• Public consultation delayed until next year
  • At least £225m capital now needed
  • Surprise third option ruled out on cost grounds 

A shake-up of emergency and specialist services between three hospitals in Kent is facing delays and is expected to cost far more than originally thought.

A joint committee of the clinical commissioning groups in East Kent will be asked to approve the next steps – including detailed evaluation of two options – at a meeting next week. Public consultation on the project was expected this year, but has now been delayed to next year. 

Since the plans were first outlined in 2017, the expected costs of one option, involving a consolidated accident and emergency, consultant-led maternity and specialist services at a new build hospital in Canterbury, have risen from around £250m to more than £300m.

The expected costs of a second option, to consolidate emergency and specialist services in Ashford and retaining A&E and maternity in Margate, have risen from £160m to around £225m.

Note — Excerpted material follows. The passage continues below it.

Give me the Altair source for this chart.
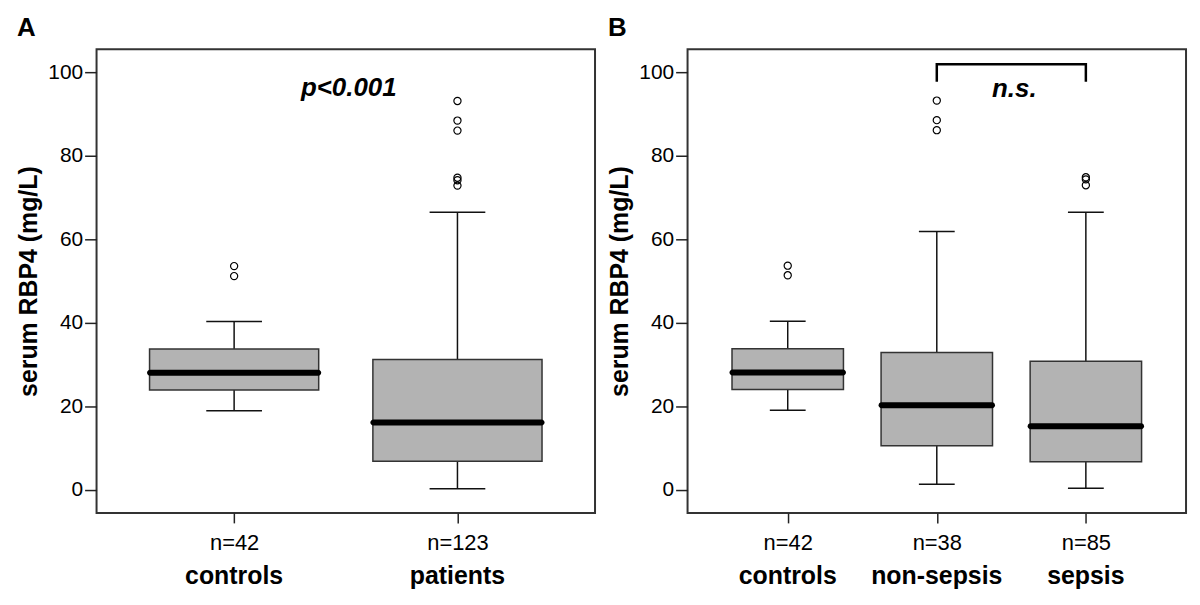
import altair as alt
import pandas as pd

FONT = "Liberation Sans"

# ---------------- Panel A data ----------------
A_groups = ["controls", "patients"]
A_counts = ["n=42", "n=123"]
A_lower = [18.9, 0.2]
A_q1 = [23.9, 6.8]
A_median = [28.0, 16.1]
A_q3 = [33.7, 31.2]
A_upper = [40.3, 66.5]
A_out_group = ["controls", "controls", "patients", "patients", "patients",
               "patients", "patients", "patients"]
A_out_value = [53.6, 51.2, 93.2, 88.5, 86.1, 74.8, 74.2, 72.9]
A_note = "p<0.001"
A_note_y = 94.4

# ---------------- Panel B data ----------------
B_groups = ["controls", "non-sepsis", "sepsis"]
B_counts = ["n=42", "n=38", "n=85"]
B_lower = [19.0, 1.3, 0.3]
B_q1 = [24.0, 10.5, 6.7]
B_median = [28.1, 20.2, 15.2]
B_q3 = [33.8, 32.9, 30.8]
B_upper = [40.4, 61.9, 66.5]
B_out_group = ["controls", "controls", "non-sepsis", "non-sepsis", "non-sepsis",
               "sepsis", "sepsis", "sepsis"]
B_out_value = [53.7, 51.4, 93.3, 88.6, 86.2, 74.9, 74.4, 73.0]
B_bracket_groups = ["non-sepsis", "non-sepsis", "sepsis", "sepsis"]
B_bracket_y = [97.8, 102.0, 102.0, 97.8]
B_note = "n.s."
B_note_y = 94.2

Y_DOMAIN = [-5.6, 105.6]
Y_TICKS = [0, 20, 40, 60, 80, 100]
W = 501
H = 466


def label_expr(groups, counts):
    expr = "''"
    for g, c in reversed(list(zip(groups, counts))):
        expr = f"datum.value === '{g}' ? '{c}' : ({expr})"
    return expr


def panel(groups, counts, lower, q1, med, q3, upper, og, ov,
          pad, box_w, cap_w):
    stats = pd.DataFrame(dict(group=groups, count=counts, lower=lower, q1=q1,
                              median=med, q3=q3, upper=upper))
    outs = pd.DataFrame(dict(group=og, value=ov))

    xs = alt.Scale(type="point", domain=groups, padding=pad)
    ys = alt.Scale(domain=Y_DOMAIN, nice=False, zero=False)
    xaxis = alt.Axis(title=None, labelExpr=label_expr(groups, counts),
                     labelAngle=0, labelFontSize=22, labelFont=FONT,
                     labelColor="#000", tickSize=10, tickColor="#222",
                     tickWidth=1.5, domain=False, labelPadding=10, grid=False)
    yaxis = alt.Axis(title="serum RBP4 (mg/L)", values=Y_TICKS, grid=False,
                     domain=False, tickSize=12, tickColor="#222", tickWidth=1.5,
                     labelFontSize=21, labelFont=FONT, labelColor="#000",
                     labelPadding=2, titleFontSize=25, titleFont=FONT,
                     titleFontWeight="bold", titleColor="#000", titlePadding=6)

    def X():
        return alt.X("group:N", scale=xs, axis=xaxis, sort=groups)

    def Y(f):
        return alt.Y(f"{f}:Q", scale=ys, axis=yaxis)

    base = alt.Chart(stats)
    whisk = base.mark_rule(color="#111", strokeWidth=1.5, opacity=1).encode(
        x=X(), y=Y("lower"), y2="upper:Q")
    cap_lo = base.mark_tick(color="#111", thickness=1.5, size=cap_w,
                            opacity=1).encode(x=X(), y=Y("lower"))
    cap_hi = base.mark_tick(color="#111", thickness=1.5, size=cap_w,
                            opacity=1).encode(x=X(), y=Y("upper"))
    box = base.mark_bar(size=box_w, fill="#b3b3b3", stroke="#333",
                        strokeWidth=1.5, opacity=1).encode(
        x=X(), y=Y("q1"), y2="q3:Q")
    medl = base.mark_tick(color="#000", thickness=6, size=box_w + 5,
                          cornerRadius=3, opacity=1).encode(
        x=X(), y=Y("median"))
    pts = alt.Chart(outs).mark_point(shape="circle", filled=False, color="#000",
                                     size=52, strokeWidth=1.2,
                                     opacity=1).encode(x=X(), y=Y("value"))
    names = base.mark_text(fontSize=25, fontWeight="bold", font=FONT,
                           baseline="alphabetic", color="#000").encode(
        x=X(), y=alt.value(H + 71), text="group:N")
    layers = [whisk, cap_lo, cap_hi, box, medl, pts, names]
    return layers, X, Y


A_layers, AX, AY = panel(A_groups, A_counts, A_lower, A_q1, A_median,
                         A_q3, A_upper, A_out_group, A_out_value,
                         0.616, 170, 56)
A_note_df = pd.DataFrame(dict(text=[A_note], y=[A_note_y]))
A_text = alt.Chart(A_note_df).mark_text(
    fontSize=26, fontWeight="bold", fontStyle="italic", font=FONT,
    baseline="alphabetic", color="#000").encode(
    x=alt.value(W / 2 + 3), y=AY("y"), text="text:N")
chartA = alt.layer(*A_layers, A_text).properties(
    width=W, height=H,
    title=alt.TitleParams("A", anchor="start", frame="bounds", fontSize=26,
                          fontWeight="bold", font=FONT, color="#000", offset=8))

B_pad = 0.672
B_layers, BX, BY = panel(B_groups, B_counts, B_lower, B_q1, B_median,
                         B_q3, B_upper, B_out_group, B_out_value,
                         B_pad, 112, 36)
br_df = pd.DataFrame(dict(group=B_bracket_groups, y=B_bracket_y,
                          order=list(range(len(B_bracket_y)))))
bracket = alt.Chart(br_df).mark_line(color="#000", strokeWidth=2.5,
                                     strokeCap="butt", opacity=1).encode(
    x=BX(), y=BY("y"), order="order:Q")
step = W / (len(B_groups) - 1 + 2 * B_pad)
B_note_df = pd.DataFrame(dict(group=[B_bracket_groups[0]], text=[B_note],
                              y=[B_note_y]))
B_text = alt.Chart(B_note_df).mark_text(
    fontSize=26, fontWeight="bold", fontStyle="italic", font=FONT,
    baseline="alphabetic", color="#000", dx=step / 2 + 3).encode(
    x=BX(), y=BY("y"), text="text:N")
chartB = alt.layer(*B_layers, bracket, B_text).properties(
    width=W, height=H,
    title=alt.TitleParams("B", anchor="start", frame="bounds", fontSize=26,
                          fontWeight="bold", font=FONT, color="#000", offset=8))

chart = alt.hconcat(chartA, chartB, spacing=10).properties(
    padding={"left": 7, "top": 5, "right": 5, "bottom": 5}
).configure_view(stroke="#333", strokeWidth=2)

chart.save("out.html", embed_options={"renderer": "svg", "actions": False})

The CCGs also looked at a surprise third option, involving a single emergency department and consultant-led maternity at the William Harvey Hospital in Ashford, but this was rejected on cost grounds. Had this option been approved, residents of Margate and Thanet would have faced a 60-minute ambulance journey to access an A&E. 

According to the proposed timetable, a pre-consultation business case covering all the proposed options will be developed during 2019. It is not expected to be submitted to NHS England before December. Funding for each of the options would also need to be secured, most likely through an application to the next capital funding round in the autumn.

NHSE will have to approve the business case before it can go to public consultation – possibly in the early part of next year.

The two options under consideration, which are now likely to be evaluated further, involve a one-site configuration and a two-site option:

  • A one-site new build hospital in Canterbury, with consolidated A&E, consultant-led maternity and specialist services. Developer Quinn Estates has offered to build the “shell” of the new hospital in return for planning permission elsewhere in the city, which would reduce the cost of the project to £302m. Ashford and Margate would have urgent treatment centres, with elective surgery on one or two sites.
  • A major emergency centre in Ashford, which would also host specialist services. Margate would retain A&E and consultant-led maternity. There would be an urgent treatment centre and a consolidated planned surgery unit in Canterbury. This option would cost £225m.